Sostiene el gran Jaume Sisa que si algo se nos da bien a los catalanes es hacer teatro. No puedo estar más de acuerdo: el sector lazi de nuestra deshilachada sociedad se las pinta solo para dar espectáculo, como se ha podido comprobar a lo largo de los últimos años durante la celebración de la Diada, convertida en un colorista show a medio camino entre los musicales de Busby Berkeley, las revistas de Colsada y las paradas militares norcoreanas del brillante camarada Kim Jong-un.

Para no romper con esa tradición en la que brillamos con luz propia, Pere Aragonès pronunció hace unos días un discurso tan solemne como vacío en la sala oval del MNAC. El evento, sin sonido, daba el pego, pero a la que oías lo que decía (o, mejor dicho, leía) el niño barbudo, se te caía el alma a los pies, pues hablaba y hablaba sin decir nada, empalmando frases hechas, conceptos manidos y falsedades cien veces repetidas con un tono que las personas normales reservan a las ocasiones en las que tienen algo realmente importante que comunicar.

Pese a que insistió en la necesaria unidad del independentismo, ésta ni está ni se la espera: la CUP le dio plantón en el MNAC, al día siguiente Jordi Sànchez le enmendó la plana y Puigdemont, desde su retiro dorado en Waterloo, también echó su cuarto a espadas para denigrar un poco al Petitó de Pineda, quien también fue chinchado convenientemente por el atorrante Torra, que insiste patéticamente en seguir siendo relevante (si es que alguna vez lo fue). Elegir el día de San Valentín para reivindicar el amor entre las distintas facciones del independentismo, que están en proceso de divorcio, no sé si considerarlo una muestra de humor negro o de simple estupidez.

Evidentemente, Aragonès no tuvo ni una palabra para la mitad larga de la población catalana que no quiere saber nada de la independencia: cuando habla de unidad, aunque nadie la vea por ninguna parte, se dirige exclusivamente a los que piensan como él; y a los demás, que nos zurzan: es el viejo timo de un sol poble, que consiste en que todos les demos la razón a los lazis y que, a cambio, éstos nos otorgarán un delicado trato de ciudadanos de segunda dedicados a pagarles la fiesta y a callar.

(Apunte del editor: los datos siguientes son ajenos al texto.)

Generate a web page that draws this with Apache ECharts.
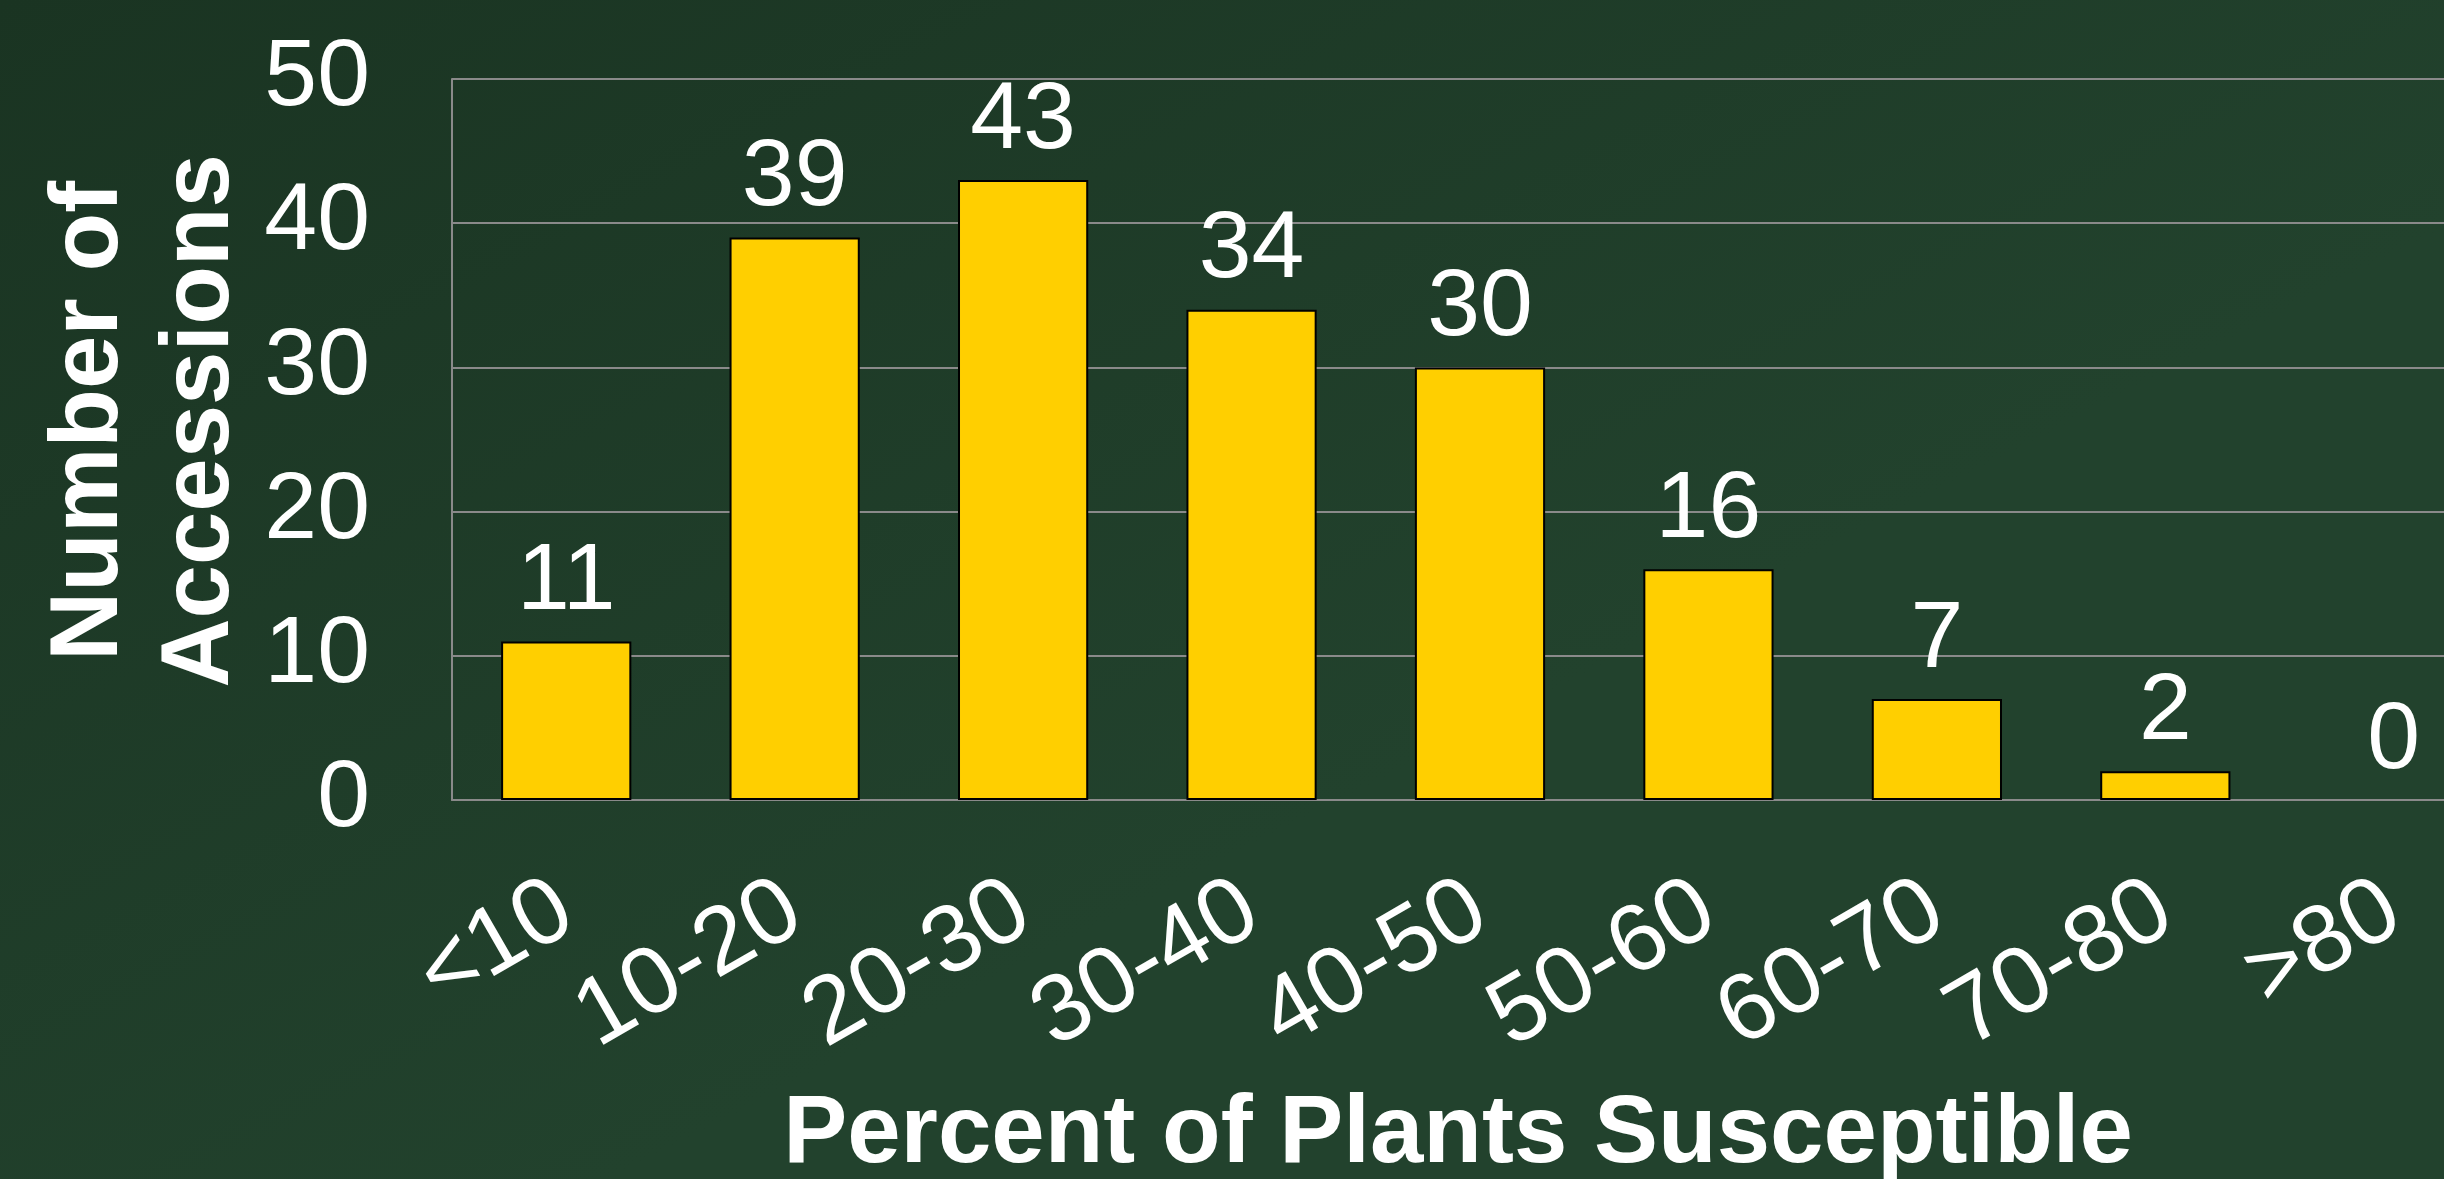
<!DOCTYPE html>
<html>
<head>
<meta charset="utf-8">
<script src="https://cdn.jsdelivr.net/npm/echarts@6/dist/echarts.min.js"></script>
<style>
  html, body { margin: 0; padding: 0; width: 100%; height: 100%; overflow: hidden; }
  #chart { width: 2444px; height: 1179px; }
</style>
</head>
<body>
<div id="chart"></div>
<script>
// Accession counts binned by percent of susceptible plants
const categories = ['<10', '10-20', '20-30', '30-40', '40-50', '50-60', '60-70', '70-80', '>80'];
const accessions = [11, 39, 43, 34, 30, 16, 7, 2, 0];
const yTicks = { min: 0, max: 50, interval: 10 };

const FONT = '"Liberation Sans", Arial, sans-serif';

const chart = echarts.init(document.getElementById('chart'), null, { renderer: 'canvas' });

// Empty bins get no outline so nothing is drawn on the baseline
const barData = accessions.map(v => (v === 0 ? { value: v, itemStyle: { borderWidth: 0 } } : v));

chart.setOption({
  animation: false,
  backgroundColor: {
    type: 'linear', x: 0, y: 0, x2: 0.25, y2: 1,
    colorStops: [
      { offset: 0, color: '#1a3422' },
      { offset: 1, color: '#22422d' }
    ]
  },
  grid: {
    left: 452, top: 79, width: 2056, height: 721,
    containLabel: false,
    outerBoundsMode: 'none'
  },
  xAxis: {
    type: 'category',
    data: categories,
    axisLine: { show: true, lineStyle: { color: '#8a8a8a', width: 2 } },
    axisTick: { show: false },
    axisLabel: {
      interval: 0,
      rotate: 30,
      margin: 104,
      color: '#ffffff',
      fontFamily: FONT,
      fontSize: 95
    }
  },
  yAxis: {
    type: 'value',
    min: yTicks.min, max: yTicks.max, interval: yTicks.interval,
    axisLine: { show: true, lineStyle: { color: '#8a8a8a', width: 2 } },
    axisTick: { show: false },
    splitLine: { show: true, lineStyle: { color: '#8a8a8a', width: 2 } },
    axisLabel: {
      margin: 82,
      color: '#ffffff',
      fontFamily: FONT,
      fontSize: 95
    }
  },
  series: [{
    type: 'bar',
    data: barData,
    barCategoryGap: '43%',
    itemStyle: { color: '#ffcf00', borderColor: '#000000', borderWidth: 2 },
    label: {
      show: true,
      position: 'top',
      distance: 11,
      color: '#ffffff',
      fontFamily: FONT,
      fontSize: 95
    }
  }],
  graphic: [
    {
      type: 'text',
      x: 146, y: 421,
      rotation: Math.PI / 2,
      style: {
        text: 'Number of\nAccessions',
        fill: '#ffffff',
        font: 'bold 96px ' + FONT,
        lineHeight: 111,
        align: 'center',
        verticalAlign: 'middle'
      }
    },
    {
      type: 'text',
      x: 1458, y: 1136,
      style: {
        text: 'Percent of Plants Susceptible',
        fill: '#ffffff',
        font: 'bold 96px ' + FONT,
        align: 'center',
        verticalAlign: 'middle'
      }
    }
  ]
});
</script>
</body>
</html>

En mi opinión, lo único mínimamente destacable de la chapa que nos dio el presi es su fe en la llamada mesa de diálogo, con la que demostró, una vez más, que es la única persona en toda España que cree en la utilidad de dicha mesa, que Sánchez no para de posponer porque se ve venir el tedio brutal que se va a apoderar de él en cuanto se siente a conversar con Aragonès y sus secuaces y aspira a retrasarlo todo lo posible gracias al coronavirus, la recuperación económica, los fondos Next Generation y cualquier otro tema que se le pueda ir ocurriendo mientras tanto para guardar las distancias con los niños malcriados, con o sin barba, del nordeste peninsular.

Tengo un buen amigo que trabaja en un diario de los de papel y al que el otro día le tocó escribir un editorial sobre el discurso presidencial. Aunque leerse los catorce folios del monólogo de Aragonès le hacía tanta ilusión como una visita al proctólogo, mi amigo, que es pundonoroso de natural, se los tragó de cabo a rabo, convenientemente munido de un rotulador amarillo con el que subrayar las frases más relevantes del exordio. Acabó la lectura sin estrenar el rotulador porque, según me comentó, no había encontrado nada que tuviera el más mínimo interés periodístico.

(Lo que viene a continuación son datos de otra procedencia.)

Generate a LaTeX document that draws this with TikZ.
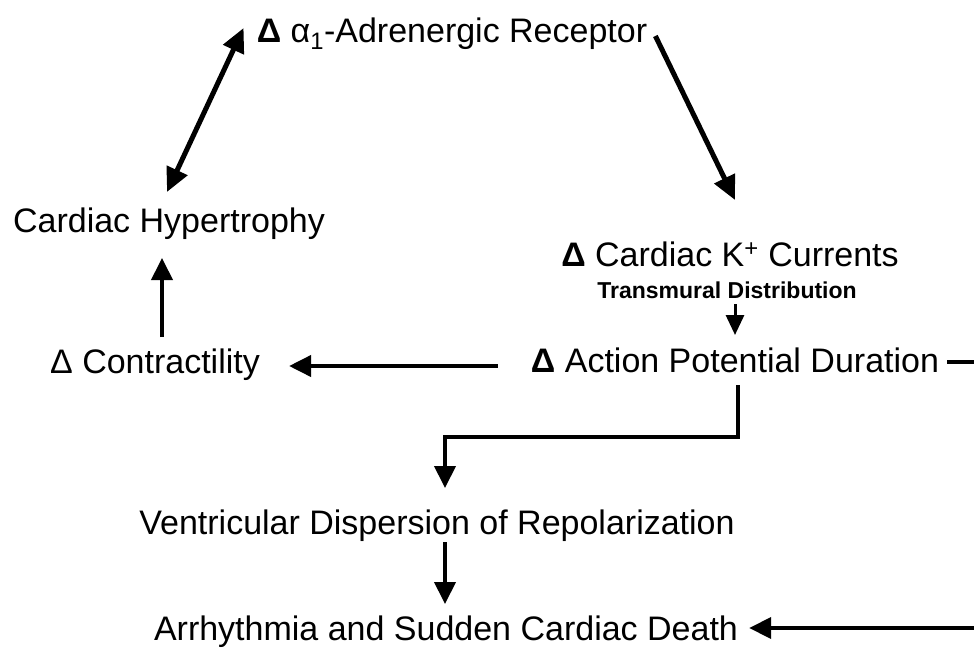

También Cantinflas hablaba sin decir nada, pero hay que reconocer que tenía algo más de gracia que Aragonès. De hecho, hasta aquellos incomprensibles ejercicios de jerigonza a los que tan dado era el difunto Antonio Ozores --y que siempre acababan con la frase “¡No, hija, no!”-- tenían más enjundia que el rollo que nos largó la otra tarde el señor Aragonès, quien sigue empeñado en interpretar un papel, el de líder máximo o caudillo providencial, para el que está negado.

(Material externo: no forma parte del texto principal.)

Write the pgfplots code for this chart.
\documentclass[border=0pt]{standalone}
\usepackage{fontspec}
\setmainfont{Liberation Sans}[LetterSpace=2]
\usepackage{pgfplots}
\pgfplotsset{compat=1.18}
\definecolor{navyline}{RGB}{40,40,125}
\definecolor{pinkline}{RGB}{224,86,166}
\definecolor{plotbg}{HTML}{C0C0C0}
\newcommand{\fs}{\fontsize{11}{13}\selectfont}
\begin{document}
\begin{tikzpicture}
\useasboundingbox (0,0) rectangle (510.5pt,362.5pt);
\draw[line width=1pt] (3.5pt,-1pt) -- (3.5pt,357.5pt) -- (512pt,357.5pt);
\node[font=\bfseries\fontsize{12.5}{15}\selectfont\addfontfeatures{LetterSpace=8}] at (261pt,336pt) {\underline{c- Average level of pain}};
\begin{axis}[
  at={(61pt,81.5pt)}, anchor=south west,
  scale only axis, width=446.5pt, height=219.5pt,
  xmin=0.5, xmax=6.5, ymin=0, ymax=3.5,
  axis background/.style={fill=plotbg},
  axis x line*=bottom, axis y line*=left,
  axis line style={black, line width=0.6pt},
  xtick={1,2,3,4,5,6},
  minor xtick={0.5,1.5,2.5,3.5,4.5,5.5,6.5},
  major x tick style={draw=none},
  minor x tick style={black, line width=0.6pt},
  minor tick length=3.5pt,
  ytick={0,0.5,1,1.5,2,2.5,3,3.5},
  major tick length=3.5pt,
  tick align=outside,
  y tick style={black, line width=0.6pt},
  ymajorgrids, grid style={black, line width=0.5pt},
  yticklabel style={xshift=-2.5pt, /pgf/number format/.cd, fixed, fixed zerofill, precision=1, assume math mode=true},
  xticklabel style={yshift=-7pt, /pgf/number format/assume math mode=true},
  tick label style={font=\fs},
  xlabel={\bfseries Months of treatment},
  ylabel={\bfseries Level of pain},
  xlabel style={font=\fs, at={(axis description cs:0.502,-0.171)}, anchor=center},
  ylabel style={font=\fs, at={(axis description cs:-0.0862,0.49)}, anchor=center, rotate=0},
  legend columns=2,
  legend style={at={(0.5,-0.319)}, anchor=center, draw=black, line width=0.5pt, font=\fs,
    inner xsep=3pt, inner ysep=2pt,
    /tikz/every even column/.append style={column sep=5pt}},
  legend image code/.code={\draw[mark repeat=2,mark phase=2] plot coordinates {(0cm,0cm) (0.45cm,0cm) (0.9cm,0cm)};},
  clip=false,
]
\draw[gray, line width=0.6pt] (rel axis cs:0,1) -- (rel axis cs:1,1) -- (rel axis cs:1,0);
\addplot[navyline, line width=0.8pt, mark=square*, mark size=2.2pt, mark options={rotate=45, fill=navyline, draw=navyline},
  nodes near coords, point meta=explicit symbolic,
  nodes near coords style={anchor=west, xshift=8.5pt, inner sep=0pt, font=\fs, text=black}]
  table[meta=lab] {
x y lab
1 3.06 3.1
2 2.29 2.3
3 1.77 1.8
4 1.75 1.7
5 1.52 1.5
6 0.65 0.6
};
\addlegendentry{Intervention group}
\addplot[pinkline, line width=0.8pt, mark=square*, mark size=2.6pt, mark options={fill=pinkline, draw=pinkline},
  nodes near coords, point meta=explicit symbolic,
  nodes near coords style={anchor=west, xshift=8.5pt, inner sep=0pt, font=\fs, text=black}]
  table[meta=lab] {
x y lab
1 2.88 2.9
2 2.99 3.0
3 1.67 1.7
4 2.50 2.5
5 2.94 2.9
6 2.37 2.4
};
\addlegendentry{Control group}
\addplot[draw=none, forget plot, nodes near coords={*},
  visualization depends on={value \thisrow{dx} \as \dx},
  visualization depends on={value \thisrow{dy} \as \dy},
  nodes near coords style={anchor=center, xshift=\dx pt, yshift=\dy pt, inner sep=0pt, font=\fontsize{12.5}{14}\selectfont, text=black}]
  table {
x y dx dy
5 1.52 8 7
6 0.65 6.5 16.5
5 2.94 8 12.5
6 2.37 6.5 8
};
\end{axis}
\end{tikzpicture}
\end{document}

Despreciado por la oposición, denigrado por sus socios de gobierno, con escaso margen de maniobra insumisa y reivindicativa y condenado a hablar por hablar (a ser posible, en un marco incomparable, para que se vea lo bien que se nos da a los catalanes hacer teatro), Pere Aragonès empieza a generar una mezcla de grima y lástima que no parece la fórmula más adecuada para enfocar un futuro político de campanillas. Eso sí, los editorialistas de los diarios de papel le están muy reconocidos por lo que ahorran en rotuladores.